▸ **Task to complete**
Print the material below exactly as it stands, please, from its first line to the line holding "import plotly.graph_objects as go", with no pictures.
▬▬▬▬▬▬▬▬▬▬
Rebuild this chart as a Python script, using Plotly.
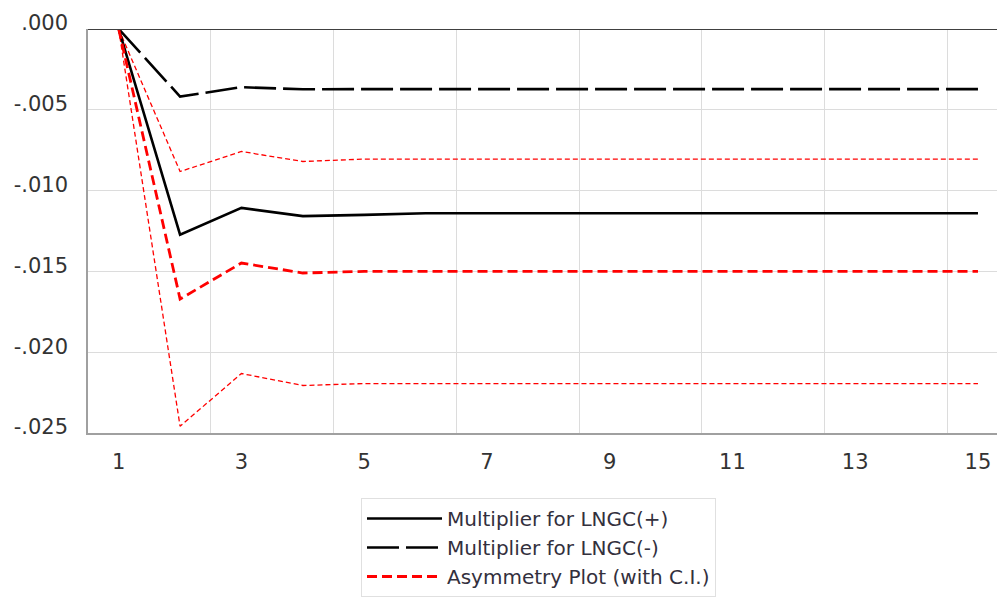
import plotly.graph_objects as go

periods = list(range(1, 16))
mult_pos = [0.0, -0.01273, -0.01107, -0.01158, -0.0115, -0.0114, -0.0114, -0.0114, -0.0114, -0.0114, -0.0114, -0.0114, -0.0114, -0.0114, -0.0114]
mult_neg = [0.0, -0.00418, -0.0036, -0.00373, -0.00372, -0.00372, -0.00372, -0.00372, -0.00372, -0.00372, -0.00372, -0.00372, -0.00372, -0.00372, -0.00372]
asym = [0.0, -0.01671, -0.01448, -0.0151, -0.0150, -0.0150, -0.0150, -0.0150, -0.0150, -0.0150, -0.0150, -0.0150, -0.0150, -0.0150, -0.0150]
ci_upper = [0.0, -0.00882, -0.00758, -0.0082, -0.00805, -0.00805, -0.00805, -0.00805, -0.00805, -0.00805, -0.00805, -0.00805, -0.00805, -0.00805, -0.00805]
ci_lower = [0.0, -0.02458, -0.02132, -0.02206, -0.02194, -0.02194, -0.02194, -0.02194, -0.02194, -0.02194, -0.02194, -0.02194, -0.02194, -0.02194, -0.02194]

x_ticks = [1, 3, 5, 7, 9, 11, 13, 15]
y_ticks = [0, -0.005, -0.010, -0.015, -0.020, -0.025]
y_labels = [".000", "-.005", "-.010", "-.015", "-.020", "-.025"]

fig = go.Figure()
fig.add_trace(go.Scatter(x=periods, y=ci_upper, mode="lines", showlegend=False,
                         line=dict(color="#ff0000", width=1.3, dash="5px,3px")))
fig.add_trace(go.Scatter(x=periods, y=ci_lower, mode="lines", showlegend=False,
                         line=dict(color="#ff0000", width=1.3, dash="5px,3px")))
fig.add_trace(go.Scatter(x=periods, y=mult_pos, mode="lines", name="Multiplier for LNGC(+)",
                         line=dict(color="#000000", width=2.6)))
fig.add_trace(go.Scatter(x=periods, y=mult_neg, mode="lines", name="Multiplier for LNGC(-)",
                         line=dict(color="#000000", width=2.6, dash="32px,7px")))
fig.add_trace(go.Scatter(x=periods, y=asym, mode="lines", name="Asymmetry Plot (with C.I.)",
                         line=dict(color="#ff0000", width=2.8, dash="10px,5px")))

fig.update_layout(
    width=997, height=600,
    margin=dict(l=88, r=0, t=29, b=167, autoexpand=False),
    paper_bgcolor="white", plot_bgcolor="white",
    font=dict(family="DejaVu Sans, sans-serif", size=21, color="#333333"),
    xaxis=dict(range=[0.5, 15.31], tickvals=x_ticks, ticktext=[str(v) for v in x_ticks],
               showgrid=False, zeroline=False, showline=True, linecolor="#a0a0a0", linewidth=1.5,
               ticks="", ticklabelstandoff=9,
               minor=dict(tickvals=[2.5, 4.5, 6.5, 8.5, 10.5, 12.5, 14.5], showgrid=True,
                          gridcolor="#dcdcdc", gridwidth=1, ticks="")),
    yaxis=dict(range=[-0.025, 0], tickvals=y_ticks, ticktext=y_labels,
               showgrid=True, gridcolor="#dcdcdc", gridwidth=1,
               zeroline=False, showline=True, linecolor="#a0a0a0", linewidth=1.5,
               ticks="", ticklabelstandoff=14, ticklabelshift=-6),
    legend=dict(x=(361 - 88) / 909, y=-(498 - 433) / 404, xanchor="left", yanchor="top",
                bgcolor="white", bordercolor="#e0e0e0", borderwidth=1,
                font=dict(family="DejaVu Sans, sans-serif", size=20, color="#33303d"),
                itemwidth=75, tracegroupgap=0),
)
fig.add_shape(type="line", xref="paper", yref="y", x0=0, x1=1, y0=0, y1=0,
              line=dict(color="#404040", width=2))

fig.write_html("out.html")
▬▬▬▬▬▬▬▬▬▬
▸ **Full output**
Rebuild this chart as a Python script, using Plotly.
import plotly.graph_objects as go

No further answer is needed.